Straftatbestand Whistleblowing – Des einen Held ist des anderen Verräter

Dem Wikileaks-Gründer Julian Assange werden Spionage und die Veröffentlichung von hunderttausenden geheimen Dokumenten im Bezug zu den Kriegen im Irak und Afghanistan vorgeworfen. Nun droht ihm die Auslieferung und wir alle fragen uns: „Wie konnte das passieren?“

Schließlich hat Assange nicht etwa die Codes für die Atomraketen der USA verkauft: Zu den Enthüllungen gehören Berichte über Kriegsverbrechen, die von US-Streitkräften im Irak und in Afghanistan verübt wurden, darunter die Tötung von Zivilisten und die Misshandlung von Gefangenen. Da wirkt das Urteil eines Londoner Gerichts, einer Auslieferung des Enthüllungsjournalisten in die USA nicht im Wege zu stehen, wie ein schlechter Witz.

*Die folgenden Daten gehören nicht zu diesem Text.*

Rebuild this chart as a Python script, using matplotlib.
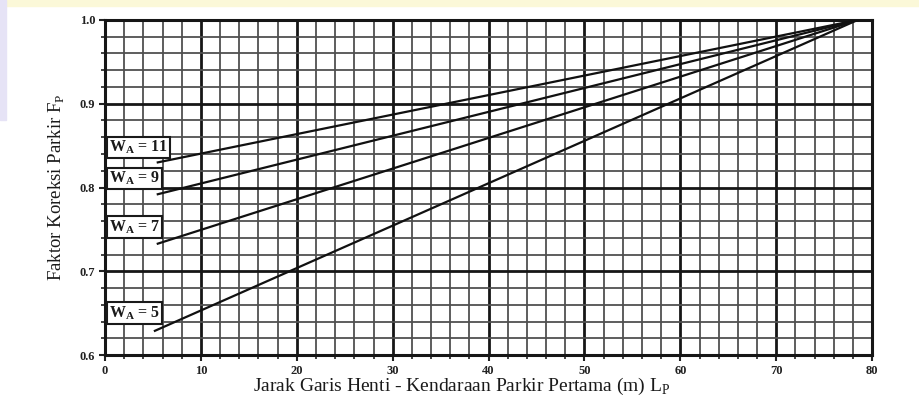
import matplotlib.pyplot as plt
import matplotlib.patches as mpatches
import numpy as np

# Parking correction factor curves: straight lines for each approach width W_A
wa_values = [11, 9, 7, 5]
lp_start = [5.5, 5.5, 5.5, 5.2]
fp_start = [0.830, 0.792, 0.733, 0.629]
lp_end = [78.5, 78.5, 78.5, 78.5]
fp_end = [1.0, 1.0, 1.0, 1.0]

# label box anchor (x, y) in data units
label_pos = [(0.4, 0.848), (0.4, 0.811), (0.4, 0.753), (0.4, 0.650)]

x_ticks = [0, 10, 20, 30, 40, 50, 60, 70, 80]
y_ticks = [0.6, 0.7, 0.8, 0.9, 1.0]

plt.rcParams['font.family'] = ['Liberation Serif', 'DejaVu Serif']

fig = plt.figure(figsize=(9.19, 3.99), dpi=100)
ax = fig.add_axes([0.1143, 0.110, 0.8347, 0.840])

# faint page tint around the chart
fig.patches.append(mpatches.Rectangle((0, 0.985), 1, 0.015, transform=fig.transFigure,
                                      color='#fbf8d8', zorder=0))
fig.patches.append(mpatches.Rectangle((0, 0.70), 0.007, 0.30, transform=fig.transFigure,
                                      color='#e6e3f6', zorder=0))

ax.set_xlim(0, 80)
ax.set_ylim(0.6, 1.0)

# grid: minor every 2 m / 0.02, major every 10 m / 0.1
ax.set_xticks(x_ticks)
ax.set_yticks(y_ticks)
ax.set_xticks(np.arange(0, 81, 2), minor=True)
ax.set_yticks(np.arange(0.6, 1.001, 0.02), minor=True)
ax.grid(which='minor', color='#505050', linewidth=1.3, zorder=1)
ax.grid(which='major', color='#161616', linewidth=2.0, zorder=1)

ax.set_xticklabels([str(t) for t in x_ticks], fontsize=9, fontweight='bold', color='#222222')
ax.set_yticklabels(['%.1f' % t for t in y_ticks], fontsize=9, fontweight='bold', color='#222222')
ax.tick_params(which='major', length=4, width=1.5, color='#222222', pad=3)
ax.tick_params(which='minor', length=3, width=1.2, color='#222222')

for sp in ax.spines.values():
    sp.set_linewidth(2.2)
    sp.set_color('#161616')

for wa, x0, y0, x1, y1, (lx, ly) in zip(wa_values, lp_start, fp_start, lp_end, fp_end, label_pos):
    ax.plot([x0, x1], [y0, y1], color='#111111', linewidth=1.6, zorder=3)
    ax.text(lx, ly, r'W$_\mathregular{A}$ = %d' % wa, fontsize=11.5, fontweight='bold',
            color='#1a1a1a', va='center', ha='left', zorder=4,
            bbox=dict(boxstyle='square,pad=0.12', facecolor='white',
                      edgecolor='#1a1a1a', linewidth=1.5))

ax.set_xlabel(r'Jarak Garis Henti - Kendaraan Parkir Pertama (m) L$_\mathregular{P}$',
              fontsize=14, color='#1a1a1a')
ax.xaxis.set_label_coords(0.465, -0.062)
ax.set_ylabel(r'Faktor Koreksi Parkir F$_\mathregular{P}$', fontsize=13.5,
              color='#1a1a1a', labelpad=9)

fig.savefig('out.png', dpi=100, facecolor='white')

Und das ist nicht der erste dieser Art: Edward Snowden, damals noch Mitarbeiter bei der National Security Agency (NSA) löste im Jahr 2013 die „NSA-Affäre“ aus, als der Insider das gesamte Ausmaß der weltweiten Überwachungs- und Spionagepraktiken von Geheimdiensten aufdeckte. Heute lebt er im unfreiwilligen Exil in Moskau, eine Rückkehr in die USA ist unter den aktuellen Umständen völlig undenkbar.

Die Macht der Perspektive

Whistleblowing ist nämlich Verrat und wird entsprechend bestraft – so die Argumentation der US-Regierung, die im Zentrum der Anschuldigungen steht. Whistleblower gibt es aber nicht nur in Regierungskreisen:

Miroslaw Strecker war LKW-Fahrer, als er 2007 einen Fleischskandal in Wertingen, Bayern aufdeckte. 200 Tonnen an Fleisch, das nicht für den Verzehr durch Menschen geeignet war, wurde bei einem Großhändler umetikettiert und vertrieben. Der verantwortliche Verkäufer wurde verurteilt, doch auch Strecker verlor kurz darauf seinen Job. Seitdem hatte er es ungemein schwer, wieder in der Branche Fuß zu fassen – man will ja nicht riskieren, dass er wieder die Kundschaft verpfeift.